Più comoda la fuga di Ferdinand e Imelda Marcos, per vent’anni dittatori filippini, decollati anche loro di notte, anno 1986, destinazione Honolulu, con 4 elicotteri per i lingotti e il bagaglio al seguito. Non abbastanza capienti, visto che la povera Imelda fu costretta ad abbandonare le sue 2.700 paia di scarpe, imbarcandosi con indosso un misero paio di espadrillas prese all’ultimo momento.
È la breve folata di aria fresca della Primavera araba a raccontarci altre fughe dei rais miliardari che per decenni hanno ingannato, affamato e tormentato i rispettivi popoli, da Mubarak, presidente egiziano, a Gheddafi, padrone della Libia, passando per il dittatore tunisino Ben Ali, quello che accolse il suo migliore amico occidentale, Bettino Craxi, proteggendogli la lunga latitanza e i conti correnti. Scappò anche lui con la cassa in Arabia saudita, anno 2011, dopo che il suo esercito aveva ucciso 300 manifestanti che chiedevano farina e democrazia. Una parte del suo tesoro, 320 milioni di dollari, è rimasto fino a ieri nelle banche svizzere, preteso dagli eredi, alla fine sconfitti.

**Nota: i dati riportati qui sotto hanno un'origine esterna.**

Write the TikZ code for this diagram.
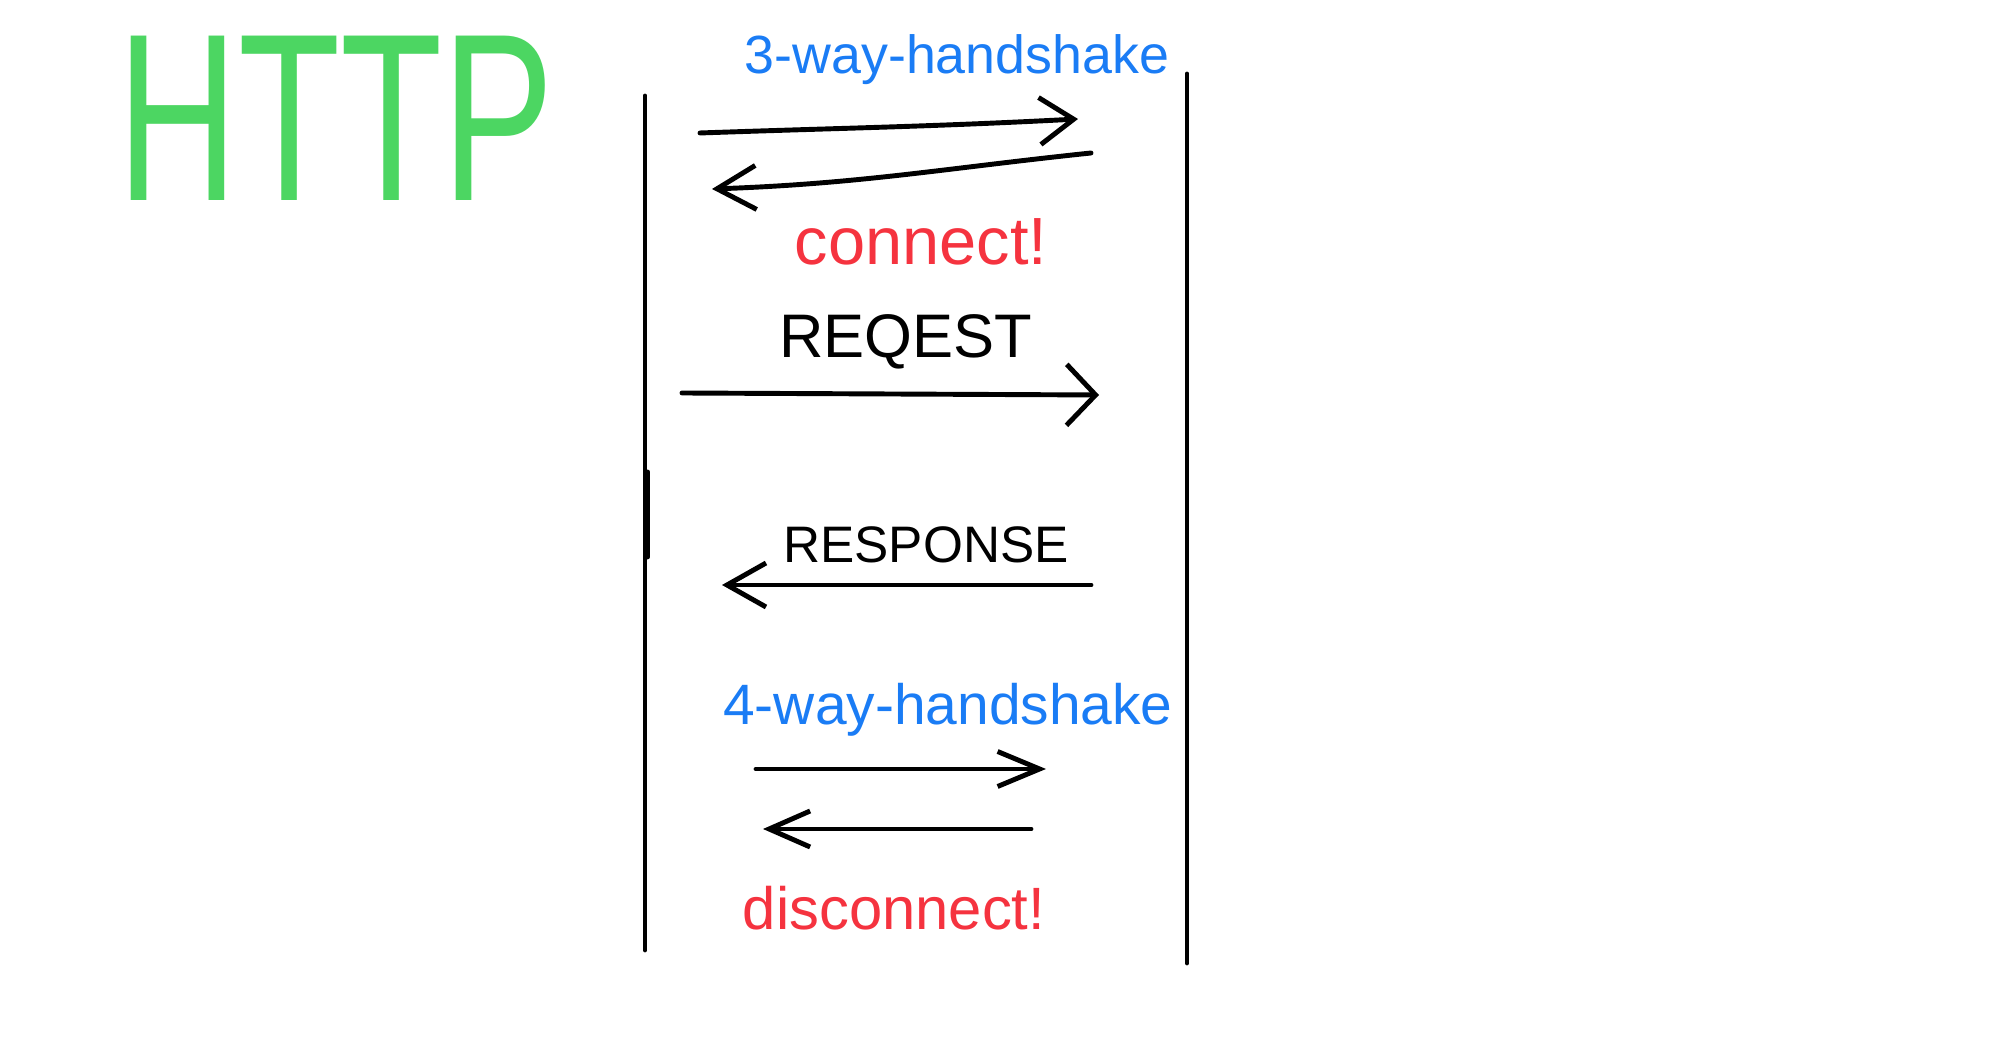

Ladri tutti i dittatori. Quasi mai dal primo istante. Ma sempre all’ultimo. Anche se talvolta neanche l’oro serve a metterli in salvo. Se ne accorse Gheddafi in fuga da Tripoli nella Sirte. Il suo convoglio di Toyota cariche d’oro intercettato dai Mirage francesi e da un drone americano. Bombardato, disperso. Lui che a piedi prova a nascondersi dentro a un condotto, dove lo scovano i ragazzi guerrieri che lo uccideranno sparandogli in testa con la sua pistola, anche quella d’oro, mentre lui grida l’ultima frase di ogni dittatore in fuga: “Ma io che vi ho fatto?”.